Le catalogue raisonné de Chuck Close entend faire la somme de quatre décennies de peintures de cet artiste contemporain vivant à New York. Son format numérique offre une navigation renouvelée à travers l’oeuvre. Ainsi, au classement chronologique, traditionnel dans les catalogues raisonnés, est substitué un mode d’accès multi-entrées (par thématique, médium, format…) : c’est la fin du livre linéaire. La présentation des œuvres est accompagnée de nombreux documents d’archives : photographies d’atelier, d’expositions, interview audio, film… Il est bien sûr possible de zoomer sur les œuvres, numérisées en haute définition.

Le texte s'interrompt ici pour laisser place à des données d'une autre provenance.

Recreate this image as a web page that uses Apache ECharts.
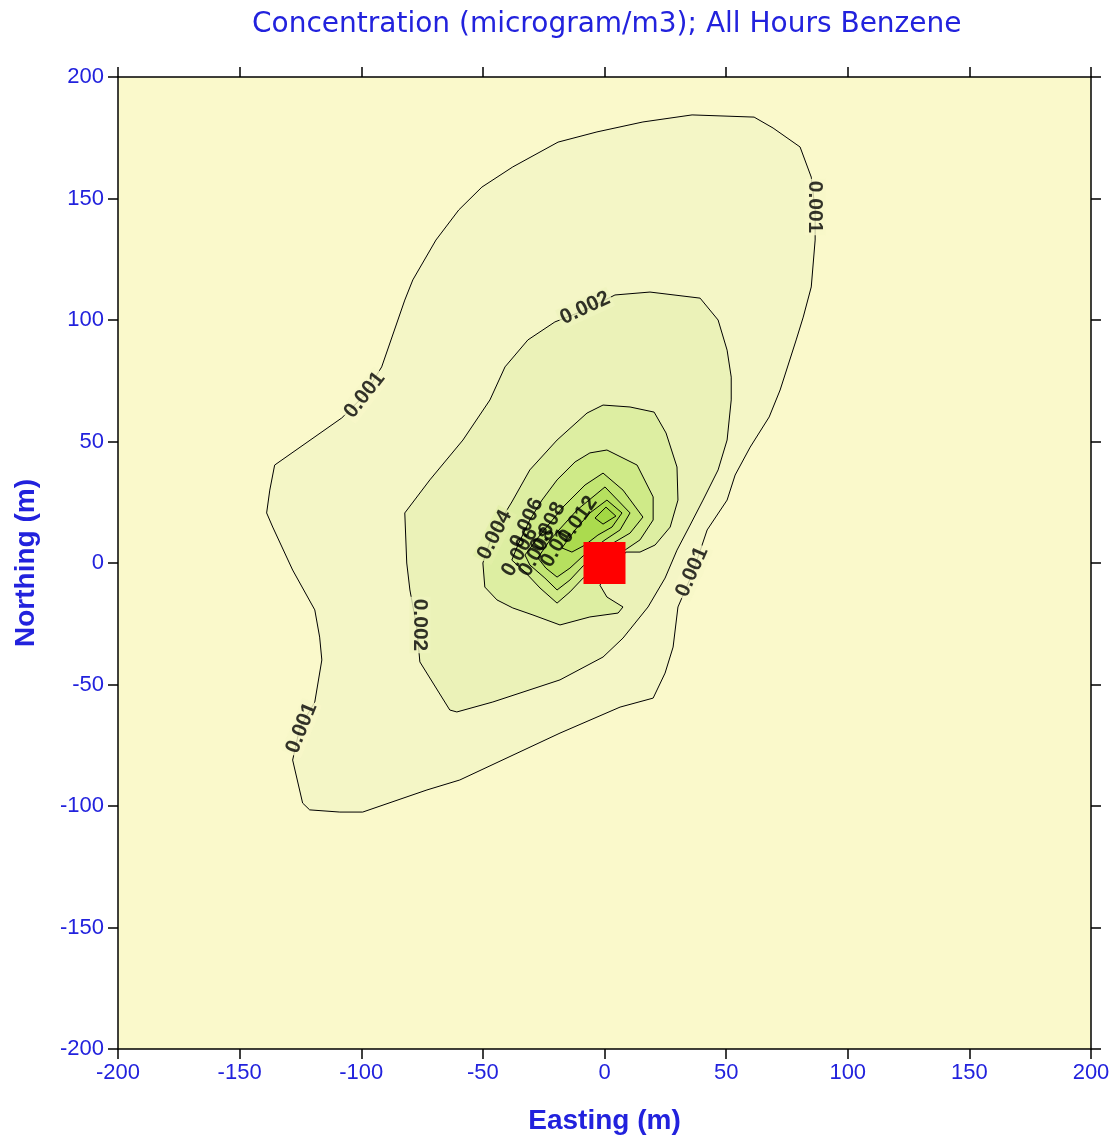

Le catalogue est mis à jour à mesure que l’artiste crée. Il est également actualisé à chaque fois que de nouvelles informations sont découvertes par les spécialistes de son œuvre. On touche là à l’un des problèmes majeurs du catalogue raisonné papier : ce type de publication prétend à l’exhaustivité et « arrête » l’état des connaissances. Or, les œuvres poursuivent leur existence même après la mort de l’artiste : elles font l’objet d’expositions, de travaux de recherche et de publications. Les catalogues raisonnés sont donc périmés avant même d’être publiés ! Le numérique permet, au contraire du papier, des mises à jour et des enrichissements réguliers.
Si le numérique règle la question du volume de la publication, il ne règle cependant pas celui du coût d’établissement de tels catalogues, forcément long, ni celui des droits à l’image, qu’il faut patiemment récolter.
Dans le cas du catalogue raisonné de Chuck Close, l’accès à la publication est gratuit (sur simple inscription sur le site d’Artifex). Ça n’est pas destiné à durer, l’inscription sera remplacée par un abonnement payant : je pense qu’il s’agit d’une preuve de concept pour la maison d’édition, qui est actuellement engagée dans la publication de plusieurs autres catalogues raisonnés numériques.